>> START

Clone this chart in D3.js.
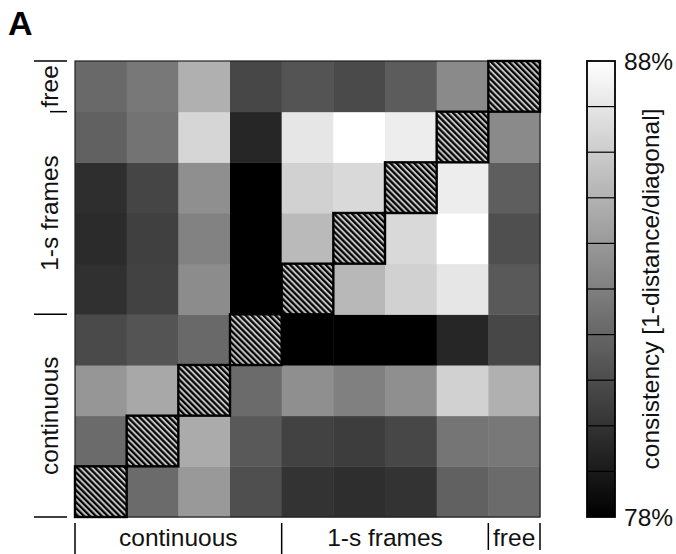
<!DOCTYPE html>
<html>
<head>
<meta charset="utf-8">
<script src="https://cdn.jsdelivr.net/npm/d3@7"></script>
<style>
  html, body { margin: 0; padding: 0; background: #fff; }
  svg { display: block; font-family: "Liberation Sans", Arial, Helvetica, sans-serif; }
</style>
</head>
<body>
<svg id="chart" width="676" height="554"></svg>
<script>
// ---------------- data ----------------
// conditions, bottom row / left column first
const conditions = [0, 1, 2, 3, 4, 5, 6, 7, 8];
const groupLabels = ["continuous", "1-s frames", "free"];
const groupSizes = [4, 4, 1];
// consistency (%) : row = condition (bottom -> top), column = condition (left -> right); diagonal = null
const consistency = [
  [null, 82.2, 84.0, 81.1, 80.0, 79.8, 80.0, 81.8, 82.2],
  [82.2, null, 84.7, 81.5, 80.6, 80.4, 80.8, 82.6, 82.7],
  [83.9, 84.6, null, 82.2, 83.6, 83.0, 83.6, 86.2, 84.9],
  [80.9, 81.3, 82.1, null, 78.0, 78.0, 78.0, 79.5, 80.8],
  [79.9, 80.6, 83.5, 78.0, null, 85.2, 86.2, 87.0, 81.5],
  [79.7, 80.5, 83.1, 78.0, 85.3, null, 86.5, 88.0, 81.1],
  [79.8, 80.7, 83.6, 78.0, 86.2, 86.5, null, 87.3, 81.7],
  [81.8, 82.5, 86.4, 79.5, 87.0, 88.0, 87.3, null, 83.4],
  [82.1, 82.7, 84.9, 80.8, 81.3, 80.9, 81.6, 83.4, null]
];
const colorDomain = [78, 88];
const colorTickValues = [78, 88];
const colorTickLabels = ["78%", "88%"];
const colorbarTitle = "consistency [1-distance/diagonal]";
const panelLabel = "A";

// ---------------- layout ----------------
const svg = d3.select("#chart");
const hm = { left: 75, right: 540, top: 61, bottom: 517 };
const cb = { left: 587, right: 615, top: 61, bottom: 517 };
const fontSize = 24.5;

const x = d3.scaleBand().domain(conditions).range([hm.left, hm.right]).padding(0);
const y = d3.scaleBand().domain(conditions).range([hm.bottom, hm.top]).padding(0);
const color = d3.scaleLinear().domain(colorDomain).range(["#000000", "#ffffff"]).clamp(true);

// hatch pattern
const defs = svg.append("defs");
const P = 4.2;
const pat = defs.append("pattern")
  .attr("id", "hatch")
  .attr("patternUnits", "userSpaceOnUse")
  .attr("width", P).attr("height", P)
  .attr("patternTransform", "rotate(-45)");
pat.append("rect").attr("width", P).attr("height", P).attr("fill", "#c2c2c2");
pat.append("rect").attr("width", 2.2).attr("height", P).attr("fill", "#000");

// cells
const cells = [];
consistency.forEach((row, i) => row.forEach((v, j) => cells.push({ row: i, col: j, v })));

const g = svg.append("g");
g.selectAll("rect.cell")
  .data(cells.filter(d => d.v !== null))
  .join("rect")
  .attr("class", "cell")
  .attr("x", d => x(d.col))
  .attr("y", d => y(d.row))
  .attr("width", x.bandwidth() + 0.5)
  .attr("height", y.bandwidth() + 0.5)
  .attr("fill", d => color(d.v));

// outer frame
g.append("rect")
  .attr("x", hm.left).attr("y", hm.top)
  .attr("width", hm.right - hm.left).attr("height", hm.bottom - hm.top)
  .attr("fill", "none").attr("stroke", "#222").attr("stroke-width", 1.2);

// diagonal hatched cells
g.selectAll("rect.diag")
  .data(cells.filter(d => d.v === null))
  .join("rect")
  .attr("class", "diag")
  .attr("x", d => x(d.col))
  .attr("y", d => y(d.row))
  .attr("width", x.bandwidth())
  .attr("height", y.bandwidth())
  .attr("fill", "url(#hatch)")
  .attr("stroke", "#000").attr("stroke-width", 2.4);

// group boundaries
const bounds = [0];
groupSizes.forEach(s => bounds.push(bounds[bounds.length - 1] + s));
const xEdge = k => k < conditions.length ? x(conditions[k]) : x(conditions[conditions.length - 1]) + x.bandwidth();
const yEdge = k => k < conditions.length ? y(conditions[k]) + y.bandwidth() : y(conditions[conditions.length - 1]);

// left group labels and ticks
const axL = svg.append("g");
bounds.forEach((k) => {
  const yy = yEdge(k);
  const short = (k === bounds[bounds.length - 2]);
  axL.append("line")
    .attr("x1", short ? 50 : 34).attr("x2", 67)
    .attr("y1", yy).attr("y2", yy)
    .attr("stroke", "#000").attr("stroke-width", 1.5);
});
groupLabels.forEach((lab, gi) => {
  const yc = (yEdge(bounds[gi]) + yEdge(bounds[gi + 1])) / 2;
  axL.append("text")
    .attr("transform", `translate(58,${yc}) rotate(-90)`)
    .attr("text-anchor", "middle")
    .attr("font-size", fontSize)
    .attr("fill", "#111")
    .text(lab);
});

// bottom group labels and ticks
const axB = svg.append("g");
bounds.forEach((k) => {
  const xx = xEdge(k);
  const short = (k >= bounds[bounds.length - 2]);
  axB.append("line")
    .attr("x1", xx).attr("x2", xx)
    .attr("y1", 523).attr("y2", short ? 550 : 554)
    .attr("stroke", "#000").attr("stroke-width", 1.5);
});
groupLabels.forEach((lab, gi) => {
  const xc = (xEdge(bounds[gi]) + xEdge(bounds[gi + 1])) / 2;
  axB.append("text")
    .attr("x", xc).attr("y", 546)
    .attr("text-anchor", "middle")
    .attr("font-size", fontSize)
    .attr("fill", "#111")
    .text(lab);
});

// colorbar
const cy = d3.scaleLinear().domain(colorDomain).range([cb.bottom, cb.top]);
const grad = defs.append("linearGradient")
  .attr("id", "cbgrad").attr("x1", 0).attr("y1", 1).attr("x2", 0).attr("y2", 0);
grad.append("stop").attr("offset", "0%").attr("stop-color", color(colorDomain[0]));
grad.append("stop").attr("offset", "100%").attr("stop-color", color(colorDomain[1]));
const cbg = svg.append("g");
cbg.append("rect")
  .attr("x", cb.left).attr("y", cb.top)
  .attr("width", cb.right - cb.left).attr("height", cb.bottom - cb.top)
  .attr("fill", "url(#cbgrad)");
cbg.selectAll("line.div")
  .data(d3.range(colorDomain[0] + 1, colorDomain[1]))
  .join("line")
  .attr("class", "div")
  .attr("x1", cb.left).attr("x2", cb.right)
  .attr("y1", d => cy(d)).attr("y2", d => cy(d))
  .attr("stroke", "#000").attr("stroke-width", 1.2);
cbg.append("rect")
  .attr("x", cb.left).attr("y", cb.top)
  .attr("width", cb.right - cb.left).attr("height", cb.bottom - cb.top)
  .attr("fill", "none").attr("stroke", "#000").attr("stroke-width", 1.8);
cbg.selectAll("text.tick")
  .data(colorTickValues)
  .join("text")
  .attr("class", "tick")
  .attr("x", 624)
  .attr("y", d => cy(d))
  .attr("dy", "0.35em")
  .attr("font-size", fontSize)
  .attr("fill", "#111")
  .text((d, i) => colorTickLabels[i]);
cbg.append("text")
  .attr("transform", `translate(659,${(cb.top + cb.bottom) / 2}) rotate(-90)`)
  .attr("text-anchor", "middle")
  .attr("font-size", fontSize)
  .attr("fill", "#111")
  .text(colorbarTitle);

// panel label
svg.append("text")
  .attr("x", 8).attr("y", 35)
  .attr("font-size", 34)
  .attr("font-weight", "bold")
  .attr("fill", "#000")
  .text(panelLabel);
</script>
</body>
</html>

>> END

#### [WORK REQUIRED]
Return only the lines from the start of the data through the line that contains "const fontSize = 24.5;", please, copying them exactly and omitting all pictures.

#### [COMPLETE ANSWER]
Clone this chart in D3.js.
<!DOCTYPE html>
<html>
<head>
<meta charset="utf-8">
<script src="https://cdn.jsdelivr.net/npm/d3@7"></script>
<style>
  html, body { margin: 0; padding: 0; background: #fff; }
  svg { display: block; font-family: "Liberation Sans", Arial, Helvetica, sans-serif; }
</style>
</head>
<body>
<svg id="chart" width="676" height="554"></svg>
<script>
// ---------------- data ----------------
// conditions, bottom row / left column first
const conditions = [0, 1, 2, 3, 4, 5, 6, 7, 8];
const groupLabels = ["continuous", "1-s frames", "free"];
const groupSizes = [4, 4, 1];
// consistency (%) : row = condition (bottom -> top), column = condition (left -> right); diagonal = null
const consistency = [
  [null, 82.2, 84.0, 81.1, 80.0, 79.8, 80.0, 81.8, 82.2],
  [82.2, null, 84.7, 81.5, 80.6, 80.4, 80.8, 82.6, 82.7],
  [83.9, 84.6, null, 82.2, 83.6, 83.0, 83.6, 86.2, 84.9],
  [80.9, 81.3, 82.1, null, 78.0, 78.0, 78.0, 79.5, 80.8],
  [79.9, 80.6, 83.5, 78.0, null, 85.2, 86.2, 87.0, 81.5],
  [79.7, 80.5, 83.1, 78.0, 85.3, null, 86.5, 88.0, 81.1],
  [79.8, 80.7, 83.6, 78.0, 86.2, 86.5, null, 87.3, 81.7],
  [81.8, 82.5, 86.4, 79.5, 87.0, 88.0, 87.3, null, 83.4],
  [82.1, 82.7, 84.9, 80.8, 81.3, 80.9, 81.6, 83.4, null]
];
const colorDomain = [78, 88];
const colorTickValues = [78, 88];
const colorTickLabels = ["78%", "88%"];
const colorbarTitle = "consistency [1-distance/diagonal]";
const panelLabel = "A";

// ---------------- layout ----------------
const svg = d3.select("#chart");
const hm = { left: 75, right: 540, top: 61, bottom: 517 };
const cb = { left: 587, right: 615, top: 61, bottom: 517 };
const fontSize = 24.5;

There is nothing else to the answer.